A block of data:

* Start *

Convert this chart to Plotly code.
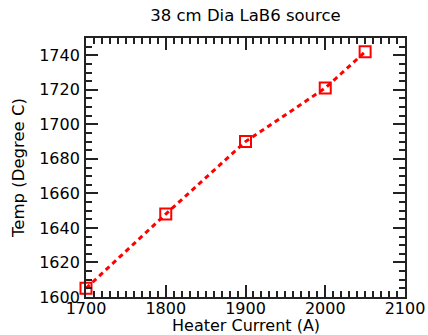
import plotly.graph_objects as go

current = [1700, 1800, 1900, 2000, 2050]
temp = [1605, 1648, 1690, 1721, 1742]

fig = go.Figure()
fig.add_trace(go.Scatter(
    x=current, y=temp, mode="lines+markers",
    line=dict(color="red", width=3, dash="5px,4px"),
    marker=dict(symbol="square-open", size=11, color="red", line=dict(width=2, color="red")),
    cliponaxis=False,
))

font = dict(family="DejaVu Sans", size=16.5, color="black")
tfont = dict(family="DejaVu Sans", size=16, color="black")
axcommon = dict(
    showgrid=False, zeroline=False, showline=True, linecolor="#222", linewidth=1.8,
    mirror="allticks", ticks="inside", ticklen=12, tickwidth=1.8, tickcolor="#222",
    tickfont=tfont, automargin=False,
)
fig.update_xaxes(range=[1700, 2100], dtick=100, tick0=1700, ticklabelstandoff=-4,
                 minor=dict(dtick=10, ticks="inside", ticklen=6, tickwidth=1.5, tickcolor="#222"),
                 **axcommon)
fig.update_yaxes(range=[1600, 1750], dtick=20, tick0=1600, ticklabelstandoff=1,
                 minor=dict(dtick=5, ticks="inside", ticklen=6, tickwidth=1.5, tickcolor="#222"),
                 title=dict(text="Temp (Degree C)", font=font, standoff=10), **axcommon)
fig.add_annotation(text="Heater Current (A)", xref="paper", yref="paper", x=0.5, y=0,
                   yshift=-39, xanchor="center", yanchor="bottom", showarrow=False,
                   font=dict(family="DejaVu Sans", size=16, color="black"), borderpad=0)
fig.update_layout(
    width=428, height=335, margin=dict(l=86, r=23, t=38, b=38),
    plot_bgcolor="white", paper_bgcolor="white", showlegend=False,
    title=dict(text="38 cm Dia LaB6 source", x=0.5, xref="paper", y=1, yref="container",
               yanchor="top", pad=dict(t=9), font=font),
)
fig.write_html("out.html")
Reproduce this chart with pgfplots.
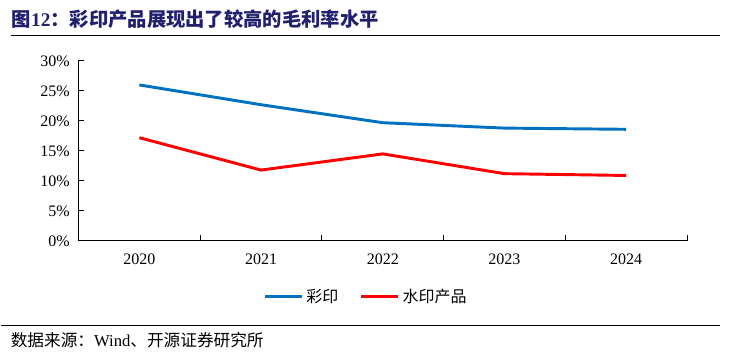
\documentclass[border=0pt]{standalone}
\usepackage{fontspec}
\setmainfont{Liberation Serif}
\newfontfamily\cjk{Noto Sans CJK SC}
\usepackage{pgfplots}
\pgfplotsset{compat=1.18}
\definecolor{blueline}{RGB}{0,112,192}
\definecolor{redline}{RGB}{255,0,0}
\definecolor{titleblue}{RGB}{32,32,110}
\begin{document}
\begin{tikzpicture}
\begin{axis}[
  name=ax,
  scale only axis, width=456.75pt, height=135pt,
  xmin=-0.5, xmax=4.5, ymin=0, ymax=30,
  axis x line=bottom, axis y line=left,
  axis line style={-, line width=0.8pt},
  tick align=inside,
  major tick length=4.5pt,
  every tick/.style={black, line width=0.8pt},
  xtick={0,1,2,3,4},
  xticklabels={2020,2021,2022,2023,2024},
  xtick style={draw=none},
  extra x ticks={0.5,1.5,2.5,3.5,4.5},
  extra x tick labels={},
  extra x tick style={xtick style={draw=black, line width=0.8pt}},
  ytick={0,5,10,15,20,25,30},
  yticklabel={\pgfmathprintnumber{\tick}\%},
  /pgf/number format/assume math mode=true,
  ticklabel style={font=\fontsize{12}{13}\selectfont},
  xticklabel style={yshift=-6.5pt},
  yticklabel style={xshift=-3pt},
  legend columns=2,
  legend style={draw=none, at={(0.473,-0.311)}, anchor=center, font=\cjk\fontsize{12}{14}\selectfont, /tikz/every even column/.append style={column sep=14pt}},
  legend image code/.code={\draw[#1] (0pt,0pt) -- (28pt,0pt);},
]
\addplot[blueline, line width=2.2pt] coordinates {(0,26.0) (1,22.7) (2,19.7) (3,18.8) (4,18.6)};
\addlegendentry{彩印}
\addplot[redline, line width=2.2pt] coordinates {(0,17.2) (1,11.8) (2,14.5) (3,11.2) (4,10.9)};
\addlegendentry{水印产品}
\end{axis}
\begin{scope}[shift={(ax.south west)}, x=0.75pt, y=0.75pt]
\path (-78,-118) rectangle (659,241);
\draw[line width=0.8pt] (-68,205) -- (642,205);
\draw[line width=0.8pt] (-78,-85) -- (642,-85);
\node[anchor=west, text=titleblue, inner sep=0pt] at (-67,222) {\fontsize{14.5}{16}\selectfont{\cjk\bfseries 图}\textbf{12}{\cjk\bfseries ：彩印产品展现出了较高的毛利率水平}};
\node[anchor=west, inner sep=0pt] at (-68,-99) {\fontsize{12.5}{14}\selectfont{\cjk 数据来源：}Wind{\cjk 、开源证券研究所}};
\end{scope}
\end{tikzpicture}
\end{document}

* End *

◆ **WRITTEN PROBLEM**
Give all the lines above again, character for character, without pictures.

◆ **SOLUTION BELOW**
Convert this chart to Plotly code.
import plotly.graph_objects as go

current = [1700, 1800, 1900, 2000, 2050]
temp = [1605, 1648, 1690, 1721, 1742]

fig = go.Figure()
fig.add_trace(go.Scatter(
    x=current, y=temp, mode="lines+markers",
    line=dict(color="red", width=3, dash="5px,4px"),
    marker=dict(symbol="square-open", size=11, color="red", line=dict(width=2, color="red")),
    cliponaxis=False,
))

font = dict(family="DejaVu Sans", size=16.5, color="black")
tfont = dict(family="DejaVu Sans", size=16, color="black")
axcommon = dict(
    showgrid=False, zeroline=False, showline=True, linecolor="#222", linewidth=1.8,
    mirror="allticks", ticks="inside", ticklen=12, tickwidth=1.8, tickcolor="#222",
    tickfont=tfont, automargin=False,
)
fig.update_xaxes(range=[1700, 2100], dtick=100, tick0=1700, ticklabelstandoff=-4,
                 minor=dict(dtick=10, ticks="inside", ticklen=6, tickwidth=1.5, tickcolor="#222"),
                 **axcommon)
fig.update_yaxes(range=[1600, 1750], dtick=20, tick0=1600, ticklabelstandoff=1,
                 minor=dict(dtick=5, ticks="inside", ticklen=6, tickwidth=1.5, tickcolor="#222"),
                 title=dict(text="Temp (Degree C)", font=font, standoff=10), **axcommon)
fig.add_annotation(text="Heater Current (A)", xref="paper", yref="paper", x=0.5, y=0,
                   yshift=-39, xanchor="center", yanchor="bottom", showarrow=False,
                   font=dict(family="DejaVu Sans", size=16, color="black"), borderpad=0)
fig.update_layout(
    width=428, height=335, margin=dict(l=86, r=23, t=38, b=38),
    plot_bgcolor="white", paper_bgcolor="white", showlegend=False,
    title=dict(text="38 cm Dia LaB6 source", x=0.5, xref="paper", y=1, yref="container",
               yanchor="top", pad=dict(t=9), font=font),
)
fig.write_html("out.html")
Reproduce this chart with pgfplots.
\documentclass[border=0pt]{standalone}
\usepackage{fontspec}
\setmainfont{Liberation Serif}
\newfontfamily\cjk{Noto Sans CJK SC}
\usepackage{pgfplots}
\pgfplotsset{compat=1.18}
\definecolor{blueline}{RGB}{0,112,192}
\definecolor{redline}{RGB}{255,0,0}
\definecolor{titleblue}{RGB}{32,32,110}
\begin{document}
\begin{tikzpicture}
\begin{axis}[
  name=ax,
  scale only axis, width=456.75pt, height=135pt,
  xmin=-0.5, xmax=4.5, ymin=0, ymax=30,
  axis x line=bottom, axis y line=left,
  axis line style={-, line width=0.8pt},
  tick align=inside,
  major tick length=4.5pt,
  every tick/.style={black, line width=0.8pt},
  xtick={0,1,2,3,4},
  xticklabels={2020,2021,2022,2023,2024},
  xtick style={draw=none},
  extra x ticks={0.5,1.5,2.5,3.5,4.5},
  extra x tick labels={},
  extra x tick style={xtick style={draw=black, line width=0.8pt}},
  ytick={0,5,10,15,20,25,30},
  yticklabel={\pgfmathprintnumber{\tick}\%},
  /pgf/number format/assume math mode=true,
  ticklabel style={font=\fontsize{12}{13}\selectfont},
  xticklabel style={yshift=-6.5pt},
  yticklabel style={xshift=-3pt},
  legend columns=2,
  legend style={draw=none, at={(0.473,-0.311)}, anchor=center, font=\cjk\fontsize{12}{14}\selectfont, /tikz/every even column/.append style={column sep=14pt}},
  legend image code/.code={\draw[#1] (0pt,0pt) -- (28pt,0pt);},
]
\addplot[blueline, line width=2.2pt] coordinates {(0,26.0) (1,22.7) (2,19.7) (3,18.8) (4,18.6)};
\addlegendentry{彩印}
\addplot[redline, line width=2.2pt] coordinates {(0,17.2) (1,11.8) (2,14.5) (3,11.2) (4,10.9)};
\addlegendentry{水印产品}
\end{axis}
\begin{scope}[shift={(ax.south west)}, x=0.75pt, y=0.75pt]
\path (-78,-118) rectangle (659,241);
\draw[line width=0.8pt] (-68,205) -- (642,205);
\draw[line width=0.8pt] (-78,-85) -- (642,-85);
\node[anchor=west, text=titleblue, inner sep=0pt] at (-67,222) {\fontsize{14.5}{16}\selectfont{\cjk\bfseries 图}\textbf{12}{\cjk\bfseries ：彩印产品展现出了较高的毛利率水平}};
\node[anchor=west, inner sep=0pt] at (-68,-99) {\fontsize{12.5}{14}\selectfont{\cjk 数据来源：}Wind{\cjk 、开源证券研究所}};
\end{scope}
\end{tikzpicture}
\end{document}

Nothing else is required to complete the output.